Since last summer, a movement has been brewing in response to the police killings of Michael Brown, Tamir Rice, Eric Garner, and many others. People across the country have taken to the streets, demanding changes in policies that contribute to government-sanctioned violence against African- Americans and Latinos.
People of color are leading this movement, as they should be, but they shouldn’t be expected to move this agenda forward by themselves. White people working in philanthropy are an important source of funding for nonprofits helping to organize on-the-ground efforts across the country, but it is essential that they take an active role, too. The future of our nation depends on our building a society that ensures everyone has an opportunity to thrive, regardless of race. Philanthropy has an important role to play in the coming months and years to help the movement bring about lasting progress.
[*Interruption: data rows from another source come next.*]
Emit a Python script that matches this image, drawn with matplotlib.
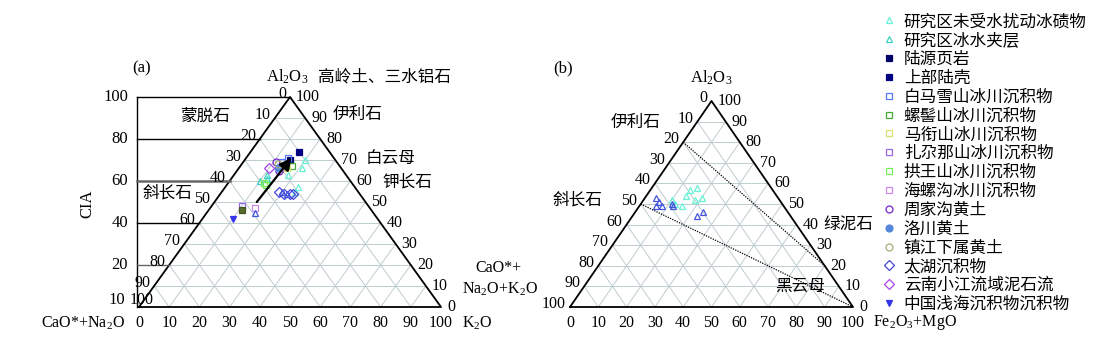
import matplotlib
matplotlib.use("Agg")
import matplotlib.pyplot as plt
from matplotlib.lines import Line2D

plt.rcParams['font.family'] = ['Liberation Serif', 'Noto Sans CJK SC']
plt.rcParams['mathtext.fontset'] = 'custom'
plt.rcParams['mathtext.rm'] = 'Liberation Serif'
plt.rcParams['mathtext.it'] = 'Liberation Serif:italic'

# ---- data (a): A-CN-K, values in %  (A = Al2O3 = CIA, K = K2O)
a_series = [
    # label, marker, color, filled, A list, K list
    ('研究区未受水扰动冰碛物', '^', '#66f2d6', False, [70, 66, 63, 57, 55], [20, 21, 18, 24, 24]),
    ('研究区冰水夹层', '^', '#3fd0c2', False, [63, 60, 61], [11, 10, 12]),
    ('陆源页岩', 's', '#000066', True, [70], [15]),
    ('上部陆壳', 's', '#000080', True, [74], [16]),
    ('白马雪山冰川沉积物', 's', '#5577ff', False, [71, 69], [14, 13]),
    ('螺髻山冰川沉积物', 's', '#44aa33', False, [67], [17]),
    ('马衔山冰川沉积物', 's', '#d8e070', False, [66], [16]),
    ('扎尕那山冰川沉积物', 's', '#9966ee', False, [48], [10]),
    ('拱王山冰川沉积物', 's', '#77ee55', False, [58, 59], [13, 12]),
    ('海螺沟冰川沉积物', 's', '#cc88ee', False, [47], [15]),
    ('周家沟黄土', 'o', '#7722cc', False, [69, 65], [11, 14]),
    ('洛川黄土', 'o', '#5588dd', True, [66], [13]),
    ('镇江下属黄土', 'o', '#aaaa77', False, [68], [12]),
    ('太湖沉积物', 'D', '#4444dd', False, [55, 54, 54, 54], [19, 21, 23, 24]),
    ('云南小江流域泥石流', 'D', '#aa44ee', False, [66], [10]),
    ('中国浅海沉积物沉积物', 'v', '#3333ee', True, [42], [10]),
]
# unlabeled points in (a)
blue_tri_A = [45, 55, 54]
blue_tri_K = [16, 20, 22]
olive_sq_A = [46]
olive_sq_K = [11]
arrow_A = [50, 71]
arrow_K = [14, 15]

# ---- data (b): A-CNK-FM, values in %
b_cyan_A = [58, 57, 54, 53, 52, 52, 49, 50]
b_cyan_FM = [16, 14, 14, 20, 18, 10, 15, 12]
b_blue_A = [53, 51, 49, 49, 49, 50, 44, 46]
b_blue_FM = [4, 6, 8, 6, 12, 11, 23, 24]

ticks = [0, 10, 20, 30, 40, 50, 60, 70, 80, 90, 100]
cia_ticks = [100, 80, 60, 40, 20]


def tern(top, right):
    # top, right in %, returns plotting coords (base 0..1, height 0..1)
    t = [v / 100 for v in top]
    r = [v / 100 for v in right]
    return [ri + ti / 2 for ti, ri in zip(t, r)], t


def draw_frame(ax, shift_last=False):
    gc = '#bfccd0'
    for i in range(1, 10):
        t = i / 10
        ax.plot([t / 2, 1 - t / 2], [t, t], color=gc, lw=0.7, zorder=1)
        ax.plot([t, t + (1 - t) / 2], [0, 1 - t], color=gc, lw=0.7, zorder=1)
        ax.plot([1 - t, (1 - t) / 2], [0, 1 - t], color=gc, lw=0.7, zorder=1)
    ax.plot([0, 1, 0.5, 0], [0, 0, 1, 0], color='black', lw=1.3, zorder=2)
    fs = 11.5
    for v in ticks:
        a = 1 - v / 100
        if shift_last and v == 100:
            ax.annotate(str(v), (a / 2, a), xytext=(3, 7), textcoords='offset pixels',
                        ha='center', va='center', fontsize=fs)
        else:
            ax.annotate(str(v), (a / 2, a), xytext=(-4, 3), textcoords='offset pixels',
                        ha='right', va='center', fontsize=fs)
        a = v / 100
        ax.annotate(str(v), (1 - a / 2, a), xytext=(6, 0), textcoords='offset pixels',
                    ha='left', va='center', fontsize=fs)
        ax.annotate(str(v), (v / 100, 0), xytext=(0, -16), textcoords='offset pixels',
                    ha='center', va='center', fontsize=fs)


fig = plt.figure(figsize=(11.12, 3.46), dpi=100)

# ---------------- panel (a)
axA = fig.add_axes([0, 0, 560 / 1112, 1])
axA.set_xlim(-139 / 302, (560 - 139) / 302)
axA.set_ylim(-39 / 210, 307 / 210)
axA.axis('off')
draw_frame(axA, shift_last=True)

# CIA axis and horizontal lines
xc = -0.007
axA.plot([xc, xc], [0, 1], color='black', lw=1.0)
for v in cia_ticks:
    a = v / 100
    col = '#666666' if v in (60, 20) else 'black'
    lw = 1.8 if v == 60 else 1.0
    axA.plot([xc, a / 2], [a, a], color=col, lw=lw, zorder=2)
    axA.text(-0.036, a, str(v), ha='right', va='center', fontsize=12)
axA.text(-0.045, 0.035, '10', ha='right', va='center', fontsize=12)
axA.text(-0.17, 0.49, 'CIA', rotation=90, ha='center', va='center', fontsize=12)

for lab, mk, col, filled, A, K in a_series:
    x, y = tern(A, K)
    axA.plot(x, y, ls='none', marker=mk, ms=5, mew=0.9, mec=col,
             mfc=col if filled else 'none', zorder=4)
x, y = tern(blue_tri_A, blue_tri_K)
axA.plot(x, y, ls='none', marker='^', ms=5, mew=0.9, mec='#4455dd', mfc='none', zorder=4)
x, y = tern(olive_sq_A, olive_sq_K)
axA.plot(x, y, ls='none', marker='s', ms=5, mew=0.9, mec='#445522', mfc='#556b2f', zorder=4)
x, y = tern(arrow_A, arrow_K)
axA.annotate('', xy=(x[1], y[1]), xytext=(x[0], y[0]), zorder=6,
             arrowprops=dict(arrowstyle='-|>', color='black', lw=1.6,
                             mutation_scale=18, shrinkA=0, shrinkB=0))

axA.text(0.219, 0.905, '蒙脱石', ha='center', va='center', fontsize=12)
axA.text(0.096, 0.538, '斜长石', ha='center', va='center', fontsize=12)
axA.text(0.642, 0.914, '伊利石', ha='left', va='center', fontsize=12)
axA.text(0.752, 0.70, '白云母', ha='left', va='center', fontsize=12)
axA.text(0.805, 0.595, '钾长石', ha='left', va='center', fontsize=12)
axA.text(0.42, 1.095, 'Al$_2$O$_3$', ha='left', va='center', fontsize=12)
axA.text(0.593, 1.095, '高岭土、三水铝石', ha='left', va='center', fontsize=12)
axA.text(0.01, 1.138, '(a)', ha='center', va='center', fontsize=12)
axA.text(-0.046, -0.076, 'CaO*+Na$_2$O', ha='right', va='center', fontsize=11.5)
axA.text(1.07, -0.076, 'K$_2$O', ha='left', va='center', fontsize=11.5)
axA.text(1.189, 0.186, 'CaO*+', ha='center', va='center', fontsize=11.5)
axA.text(1.195, 0.086, 'Na$_2$O+K$_2$O', ha='center', va='center', fontsize=11.5)

# ---------------- panel (b)
axB = fig.add_axes([540 / 1112, 0, 572 / 1112, 1])
axB.set_xlim(-30 / 283, (1112 - 570) / 283)
axB.set_ylim(-39 / 206, 307 / 206)
axB.axis('off')
draw_frame(axB)

# boundary lines
x, y = tern([80, 20], [0, 80])
axB.plot(x, y, color='black', lw=0.9, ls=(0, (1, 1)), zorder=2)
x, y = tern([50, 0], [0, 100])
axB.plot(x, y, color='black', lw=0.9, ls=(0, (1, 1)), zorder=2)

x, y = tern(b_cyan_A, b_cyan_FM)
axB.plot(x, y, ls='none', marker='^', ms=5, mew=0.9, mec='#66f2d6', mfc='none', zorder=4)
x, y = tern(b_blue_A, b_blue_FM)
axB.plot(x, y, ls='none', marker='^', ms=5, mew=0.9, mec='#4455dd', mfc='none', zorder=4)

axB.text(-0.025, 1.16, '(b)', ha='center', va='center', fontsize=12)
axB.text(0.498, 1.112, 'Al$_2$O$_3$', ha='center', va='center', fontsize=12)
axB.text(0.233, 0.893, '伊利石', ha='center', va='center', fontsize=12)
axB.text(0.028, 0.519, '斜长石', ha='center', va='center', fontsize=12)
axB.text(0.982, 0.398, '绿泥石', ha='center', va='center', fontsize=12)
axB.text(0.813, 0.097, '黑云母', ha='center', va='center', fontsize=12)
axB.text(1.071, -0.073, 'Fe$_2$O$_3$+MgO', ha='left', va='center', fontsize=11.5)

# ---------------- legend
handles = []
labels = []
for lab, mk, col, filled, A, K in a_series:
    handles.append(Line2D([], [], ls='none', marker=mk, ms=5, mew=0.9, mec=col,
                          mfc=col if filled else 'none'))
    labels.append(lab)
fig.legend(handles, labels, loc='upper left', bbox_to_anchor=(872 / 1112, 1 - 5 / 346),
           frameon=False, prop={'family': ['Noto Sans CJK SC'], 'size': 12},
           handlelength=1.0, handletextpad=0.4, labelspacing=0.11, borderpad=0)

fig.savefig('out.png', dpi=100)
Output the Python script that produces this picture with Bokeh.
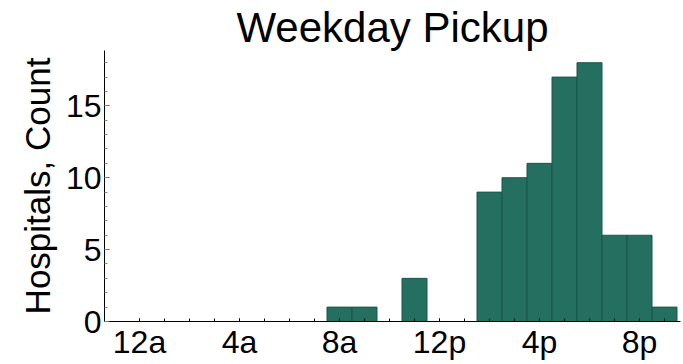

Here are five simple steps that white leaders can take to promote racial justice:
Become educated about the issues. The burden of teaching you more about the realities of racial inequity does not lie with friends and colleagues who are not white. A plethora of research and information exists to help deepen understanding of the issues of race, including resources from Race Forward and the Philanthropic Initiative for Racial Equity.
If you’re not voraciously and regularly reading pieces written by people who aren’t white, you’re missing out. African-American columnists like Charles Blow of The New York Times and commentators like Ta-Nehisi Coates of The Atlantic are two of my favorites.
Another way to educate yourself is to attend conference sessions and webinars designed by and focused on people of color. Too often, the annual dinner and lecture sponsored by the Association of Black Foundation Executives has perhaps only one or two white people in the room. The lecture is always fantastic, and it’s outrageous that so few white people attend. Incidentally, conference sessions about women or LGBTQ issues similarly have few, if any, straight white men in the room. This has to change. Go, listen, and learn.
Link racial justice to your foundation’s mission. No matter what issues your foundation is working to address, it’s likely that there is a connection to racial justice. It’s essential that you understand that connection and make it explicit. Engage board members in that discussion. Don’t put the burden of initiating this conversation on the people of color on your staff or board.
Hire and promote blacks, Hispanics, and other people of color for staff and trustee positions.
The latest data suggest that 16.5 percent of foundation trustees, 7.1 percent of foundation CEOs, and 15.4 percent of other full-time executive staff members at foundations are people of color. There are signs of improvement in these numbers, but the pace of change is glacial, and the record in philanthropy lags behind national trends.
According to the Bureau of Labor Statistics, nonwhites made up 34 percent of the total U.S. labor force in 2012.
There are no good excuses for not actively seeking out talented people of color for top leadership roles. It’s been proven that greater diversity in groups leads to better decisions, especially in response to the kind of complex problems that foundations wrestle with every day. The D5 Coalition has research, a self-assessment tool, and other resources that can be helpful for any foundation that wants to diversify.
Building a diverse team of staff and trustees isn’t sufficient, however.
Foundations must also create inclusive environments to maintain diversity.
The Exit Interview by Association of Black Foundation Executives, shows how black professionals in philanthropy often feel isolated and excluded from growth opportunities. The Denver Foundation’s Inclusiveness Project offers a step-by-step guide for building an organization that is diverse and tolerant of differences.
Take a stand. One of the most important things you can do is put your personal reputation and your institution’s reputational capital on the line while standing strong for policies that promote racial justice.
The hard truth is that powerful white people often listen to other powerful white people. When you stand with grass-roots leaders of color without trying to speak for them or stealing their voice, you help them get heard.
It may not always be easy to speak truth to power in primarily white communities. It might be easier to do nothing. But the white clergy who marched at Selma offer a powerful example of why complacency should not be an option. You probably won’t have to do anything nearly as difficult, so what are you afraid of?
Provide unrestricted long-term support to grass-roots organizing groups. Offering flexible aid to organizing groups pushing for racial justice is perhaps the most important thing grant makers can do.
Foundation leaders believe they are more than just the purse that holds the money. But how you give money away and to whom you give it matters immensely. Foundations often want to control the agenda, but movement building starts by letting go and allowing communities and the nonprofits that serve them to determine what’s best.
Role models abound. The Hill-Snowdon Foundation provided critical funding that resulted in minimum-wage increases in two Maryland counties and the District of Columbia. The Woods Fund Chicago and the Ben & Jerry’s Foundation provided funding that resulted in expanded rights for immigrants in Illinois and Vermont. NoVo Foundation grantees helped secure an extension of the Violence Against Women Act. The California Endowment played a role in the passage and adoption of the Affordable Care Act, thereby expanding access to health care for millions.
Those are just a few examples of what is possible when foundations invest for the long term in grass-roots organizing.
This fight for racial justice is not a flash-in-the-pan moment. It’s a movement. Serious systemic change is a possibility. If you’re a white person working in philanthropy and you say you’re in favor of racial equity but then do nothing, you’re a hypocrite. It’s time to decide: What role will you play?